(Code that draws figures)
_ _ _ _ _
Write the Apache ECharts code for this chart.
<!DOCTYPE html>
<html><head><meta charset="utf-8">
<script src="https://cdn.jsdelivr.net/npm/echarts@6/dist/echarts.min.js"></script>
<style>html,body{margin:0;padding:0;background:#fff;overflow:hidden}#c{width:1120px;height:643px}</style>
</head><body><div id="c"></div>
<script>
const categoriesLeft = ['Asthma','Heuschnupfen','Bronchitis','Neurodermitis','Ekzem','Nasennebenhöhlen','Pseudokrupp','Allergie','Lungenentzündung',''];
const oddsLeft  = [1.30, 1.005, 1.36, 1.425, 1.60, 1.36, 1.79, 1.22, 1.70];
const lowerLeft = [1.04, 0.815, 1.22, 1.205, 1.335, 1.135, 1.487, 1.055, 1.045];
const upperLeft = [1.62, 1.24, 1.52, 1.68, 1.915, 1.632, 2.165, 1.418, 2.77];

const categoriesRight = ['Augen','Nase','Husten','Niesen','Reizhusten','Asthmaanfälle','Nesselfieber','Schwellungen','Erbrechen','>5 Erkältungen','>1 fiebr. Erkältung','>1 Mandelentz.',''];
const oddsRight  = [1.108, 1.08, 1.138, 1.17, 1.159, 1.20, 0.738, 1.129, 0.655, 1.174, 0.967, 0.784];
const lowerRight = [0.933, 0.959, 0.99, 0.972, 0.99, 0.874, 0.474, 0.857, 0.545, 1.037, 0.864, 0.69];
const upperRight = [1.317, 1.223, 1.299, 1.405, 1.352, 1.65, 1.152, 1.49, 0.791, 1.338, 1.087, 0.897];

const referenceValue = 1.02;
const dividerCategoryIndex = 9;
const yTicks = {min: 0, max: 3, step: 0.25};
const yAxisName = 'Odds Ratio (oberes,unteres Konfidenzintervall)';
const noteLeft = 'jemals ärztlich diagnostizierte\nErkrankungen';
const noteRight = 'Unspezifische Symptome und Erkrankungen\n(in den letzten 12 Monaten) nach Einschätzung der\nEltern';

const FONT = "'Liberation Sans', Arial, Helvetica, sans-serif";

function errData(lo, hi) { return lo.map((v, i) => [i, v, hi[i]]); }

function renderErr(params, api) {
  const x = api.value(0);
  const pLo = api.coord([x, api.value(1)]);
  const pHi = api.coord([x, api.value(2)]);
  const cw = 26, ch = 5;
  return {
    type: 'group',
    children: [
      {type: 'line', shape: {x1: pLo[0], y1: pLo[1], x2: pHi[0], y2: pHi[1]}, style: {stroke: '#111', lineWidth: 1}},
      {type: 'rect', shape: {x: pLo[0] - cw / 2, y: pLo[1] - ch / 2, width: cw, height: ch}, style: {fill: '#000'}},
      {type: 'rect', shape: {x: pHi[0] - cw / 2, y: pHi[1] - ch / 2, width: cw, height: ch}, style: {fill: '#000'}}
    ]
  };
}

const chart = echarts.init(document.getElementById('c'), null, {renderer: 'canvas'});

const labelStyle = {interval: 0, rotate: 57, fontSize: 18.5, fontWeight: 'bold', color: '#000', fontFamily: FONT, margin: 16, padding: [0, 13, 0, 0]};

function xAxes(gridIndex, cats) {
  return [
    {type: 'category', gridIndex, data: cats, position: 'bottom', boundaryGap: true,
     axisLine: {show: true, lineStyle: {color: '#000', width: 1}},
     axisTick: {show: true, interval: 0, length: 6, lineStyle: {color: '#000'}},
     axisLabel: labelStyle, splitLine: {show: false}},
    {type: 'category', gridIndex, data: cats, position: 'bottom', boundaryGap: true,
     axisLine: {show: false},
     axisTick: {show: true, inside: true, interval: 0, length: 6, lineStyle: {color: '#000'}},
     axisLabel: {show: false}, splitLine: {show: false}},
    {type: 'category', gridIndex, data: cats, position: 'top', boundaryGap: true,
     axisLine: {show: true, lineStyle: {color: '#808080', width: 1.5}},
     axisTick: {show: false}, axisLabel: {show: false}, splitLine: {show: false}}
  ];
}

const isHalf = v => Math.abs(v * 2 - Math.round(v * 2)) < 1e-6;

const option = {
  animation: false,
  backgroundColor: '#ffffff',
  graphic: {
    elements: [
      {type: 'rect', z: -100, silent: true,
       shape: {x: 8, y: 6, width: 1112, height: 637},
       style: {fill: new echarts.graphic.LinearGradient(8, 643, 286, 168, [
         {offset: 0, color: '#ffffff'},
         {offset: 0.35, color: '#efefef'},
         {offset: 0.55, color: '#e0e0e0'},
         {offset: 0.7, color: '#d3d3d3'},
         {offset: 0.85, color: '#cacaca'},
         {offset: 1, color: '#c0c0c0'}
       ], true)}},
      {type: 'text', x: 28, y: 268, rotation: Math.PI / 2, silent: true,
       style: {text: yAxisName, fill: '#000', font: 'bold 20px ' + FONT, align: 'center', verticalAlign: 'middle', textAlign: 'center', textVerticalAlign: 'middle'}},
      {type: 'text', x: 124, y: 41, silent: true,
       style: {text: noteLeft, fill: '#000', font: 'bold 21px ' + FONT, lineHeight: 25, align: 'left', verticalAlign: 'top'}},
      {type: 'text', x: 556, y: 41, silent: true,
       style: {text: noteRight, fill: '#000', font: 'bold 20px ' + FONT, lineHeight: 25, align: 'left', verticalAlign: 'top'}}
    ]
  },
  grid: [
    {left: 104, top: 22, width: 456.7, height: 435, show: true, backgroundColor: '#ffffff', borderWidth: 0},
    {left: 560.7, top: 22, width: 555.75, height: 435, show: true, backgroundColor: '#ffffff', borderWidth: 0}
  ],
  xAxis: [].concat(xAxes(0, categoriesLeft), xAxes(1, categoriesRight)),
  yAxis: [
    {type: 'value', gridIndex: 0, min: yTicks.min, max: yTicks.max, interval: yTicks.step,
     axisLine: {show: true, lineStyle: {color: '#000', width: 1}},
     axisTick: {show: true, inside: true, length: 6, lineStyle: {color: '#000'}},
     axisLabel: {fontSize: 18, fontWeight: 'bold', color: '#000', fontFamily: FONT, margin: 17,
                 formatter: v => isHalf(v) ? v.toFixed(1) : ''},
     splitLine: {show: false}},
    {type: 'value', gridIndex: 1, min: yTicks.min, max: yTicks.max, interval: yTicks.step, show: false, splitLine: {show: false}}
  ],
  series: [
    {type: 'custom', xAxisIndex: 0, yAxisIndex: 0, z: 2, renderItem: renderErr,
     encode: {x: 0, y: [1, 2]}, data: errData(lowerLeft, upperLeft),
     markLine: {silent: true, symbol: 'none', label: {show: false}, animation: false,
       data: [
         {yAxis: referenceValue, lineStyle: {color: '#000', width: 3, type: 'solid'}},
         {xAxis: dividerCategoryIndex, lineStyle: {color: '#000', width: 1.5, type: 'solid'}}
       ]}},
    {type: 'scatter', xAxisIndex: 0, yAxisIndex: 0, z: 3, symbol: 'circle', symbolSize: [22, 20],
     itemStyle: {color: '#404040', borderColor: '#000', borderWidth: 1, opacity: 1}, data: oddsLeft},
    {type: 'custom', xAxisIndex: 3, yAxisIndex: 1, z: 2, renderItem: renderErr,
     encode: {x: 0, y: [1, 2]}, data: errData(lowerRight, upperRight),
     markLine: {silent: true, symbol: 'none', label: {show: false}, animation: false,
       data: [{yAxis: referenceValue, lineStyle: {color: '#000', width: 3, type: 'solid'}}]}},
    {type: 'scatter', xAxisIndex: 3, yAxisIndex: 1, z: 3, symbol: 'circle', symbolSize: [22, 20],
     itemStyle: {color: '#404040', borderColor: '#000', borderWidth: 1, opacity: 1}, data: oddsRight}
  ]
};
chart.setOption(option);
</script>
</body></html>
_ _ _ _ _
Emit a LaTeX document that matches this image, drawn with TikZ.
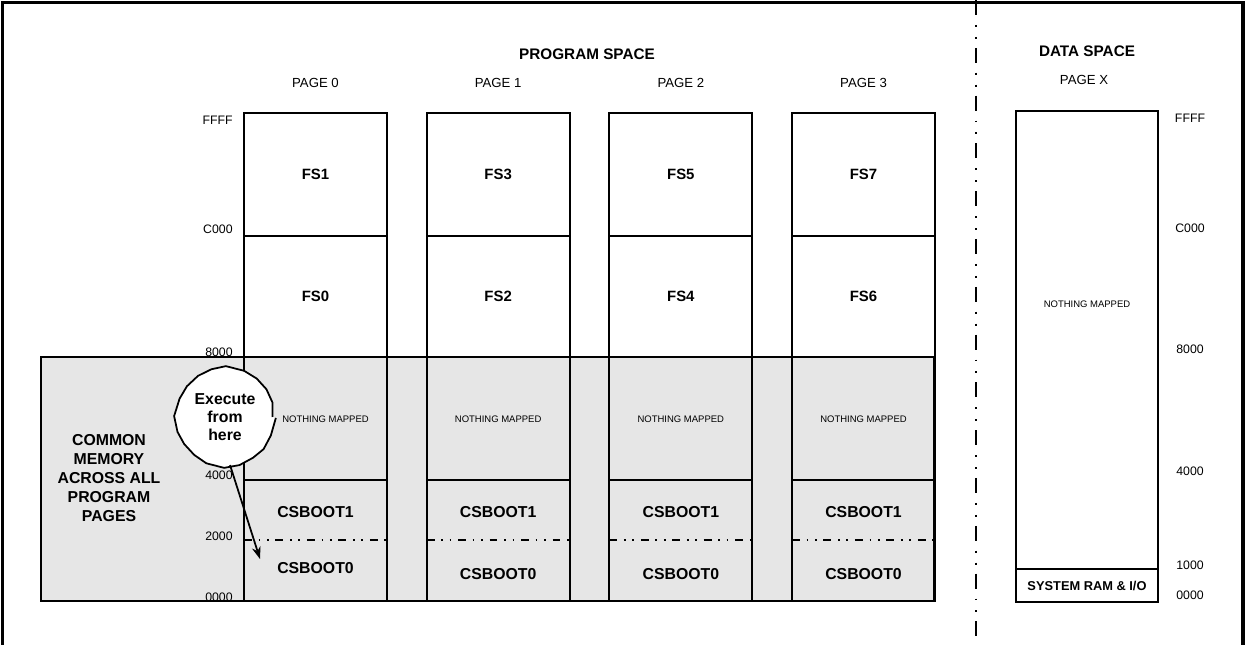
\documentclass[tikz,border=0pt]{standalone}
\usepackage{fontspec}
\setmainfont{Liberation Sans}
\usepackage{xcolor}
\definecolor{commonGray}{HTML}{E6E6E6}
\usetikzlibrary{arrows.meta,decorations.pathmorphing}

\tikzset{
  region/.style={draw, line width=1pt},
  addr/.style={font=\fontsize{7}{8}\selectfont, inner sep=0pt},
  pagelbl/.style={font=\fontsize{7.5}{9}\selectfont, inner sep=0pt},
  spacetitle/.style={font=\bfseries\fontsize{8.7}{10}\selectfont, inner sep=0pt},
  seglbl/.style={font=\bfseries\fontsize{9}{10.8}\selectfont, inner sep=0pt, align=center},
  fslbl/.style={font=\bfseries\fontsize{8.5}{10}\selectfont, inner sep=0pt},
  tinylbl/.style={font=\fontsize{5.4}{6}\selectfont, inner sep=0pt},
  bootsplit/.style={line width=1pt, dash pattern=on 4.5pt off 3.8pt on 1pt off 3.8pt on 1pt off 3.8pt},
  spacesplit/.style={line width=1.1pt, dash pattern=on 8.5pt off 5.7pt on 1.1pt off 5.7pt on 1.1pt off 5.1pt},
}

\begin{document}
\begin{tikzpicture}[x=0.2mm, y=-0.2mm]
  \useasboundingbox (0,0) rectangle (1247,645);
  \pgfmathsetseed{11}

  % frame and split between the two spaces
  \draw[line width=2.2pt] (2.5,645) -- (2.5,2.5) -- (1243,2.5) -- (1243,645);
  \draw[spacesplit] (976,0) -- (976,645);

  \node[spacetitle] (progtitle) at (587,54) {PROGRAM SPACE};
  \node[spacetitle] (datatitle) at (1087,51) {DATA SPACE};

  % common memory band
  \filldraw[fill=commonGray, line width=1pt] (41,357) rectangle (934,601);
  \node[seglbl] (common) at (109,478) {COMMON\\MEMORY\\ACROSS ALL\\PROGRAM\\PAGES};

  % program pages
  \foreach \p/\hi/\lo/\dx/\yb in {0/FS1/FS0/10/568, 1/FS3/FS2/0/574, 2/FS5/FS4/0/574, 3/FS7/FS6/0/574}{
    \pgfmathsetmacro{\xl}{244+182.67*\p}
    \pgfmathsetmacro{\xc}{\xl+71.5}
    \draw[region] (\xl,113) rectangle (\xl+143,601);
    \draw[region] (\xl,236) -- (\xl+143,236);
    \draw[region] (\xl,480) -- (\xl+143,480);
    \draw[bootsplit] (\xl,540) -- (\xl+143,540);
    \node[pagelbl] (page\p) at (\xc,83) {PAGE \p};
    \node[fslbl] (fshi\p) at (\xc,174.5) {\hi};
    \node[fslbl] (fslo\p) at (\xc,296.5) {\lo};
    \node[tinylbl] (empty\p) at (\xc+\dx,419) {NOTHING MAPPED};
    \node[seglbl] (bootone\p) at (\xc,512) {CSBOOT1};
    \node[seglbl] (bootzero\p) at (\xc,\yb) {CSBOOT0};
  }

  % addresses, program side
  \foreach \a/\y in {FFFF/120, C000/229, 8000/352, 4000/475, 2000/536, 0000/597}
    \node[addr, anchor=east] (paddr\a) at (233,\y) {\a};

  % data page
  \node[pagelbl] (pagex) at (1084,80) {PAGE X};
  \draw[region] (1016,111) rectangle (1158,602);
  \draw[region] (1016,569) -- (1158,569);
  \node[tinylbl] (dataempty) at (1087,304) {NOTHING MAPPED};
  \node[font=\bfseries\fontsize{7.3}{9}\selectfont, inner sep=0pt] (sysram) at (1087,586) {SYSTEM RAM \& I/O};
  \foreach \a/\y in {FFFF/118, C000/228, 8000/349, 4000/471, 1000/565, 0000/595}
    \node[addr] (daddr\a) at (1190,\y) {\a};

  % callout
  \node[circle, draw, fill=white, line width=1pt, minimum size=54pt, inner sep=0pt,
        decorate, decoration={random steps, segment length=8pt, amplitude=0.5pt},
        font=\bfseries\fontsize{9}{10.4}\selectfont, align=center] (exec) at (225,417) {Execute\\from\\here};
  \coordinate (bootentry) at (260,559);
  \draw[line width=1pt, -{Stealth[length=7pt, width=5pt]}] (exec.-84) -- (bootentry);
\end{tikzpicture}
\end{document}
_ _ _ _ _
Written task ▸ Transcribe each line of the data above, unaltered, from the one where "Write the Apache ECharts code for this chart." appears to the one where "2.165, 1.418, 2.77];" appears, inclusive of both.

Correct result ▸
Write the Apache ECharts code for this chart.
<!DOCTYPE html>
<html><head><meta charset="utf-8">
<script src="https://cdn.jsdelivr.net/npm/echarts@6/dist/echarts.min.js"></script>
<style>html,body{margin:0;padding:0;background:#fff;overflow:hidden}#c{width:1120px;height:643px}</style>
</head><body><div id="c"></div>
<script>
const categoriesLeft = ['Asthma','Heuschnupfen','Bronchitis','Neurodermitis','Ekzem','Nasennebenhöhlen','Pseudokrupp','Allergie','Lungenentzündung',''];
const oddsLeft  = [1.30, 1.005, 1.36, 1.425, 1.60, 1.36, 1.79, 1.22, 1.70];
const lowerLeft = [1.04, 0.815, 1.22, 1.205, 1.335, 1.135, 1.487, 1.055, 1.045];
const upperLeft = [1.62, 1.24, 1.52, 1.68, 1.915, 1.632, 2.165, 1.418, 2.77];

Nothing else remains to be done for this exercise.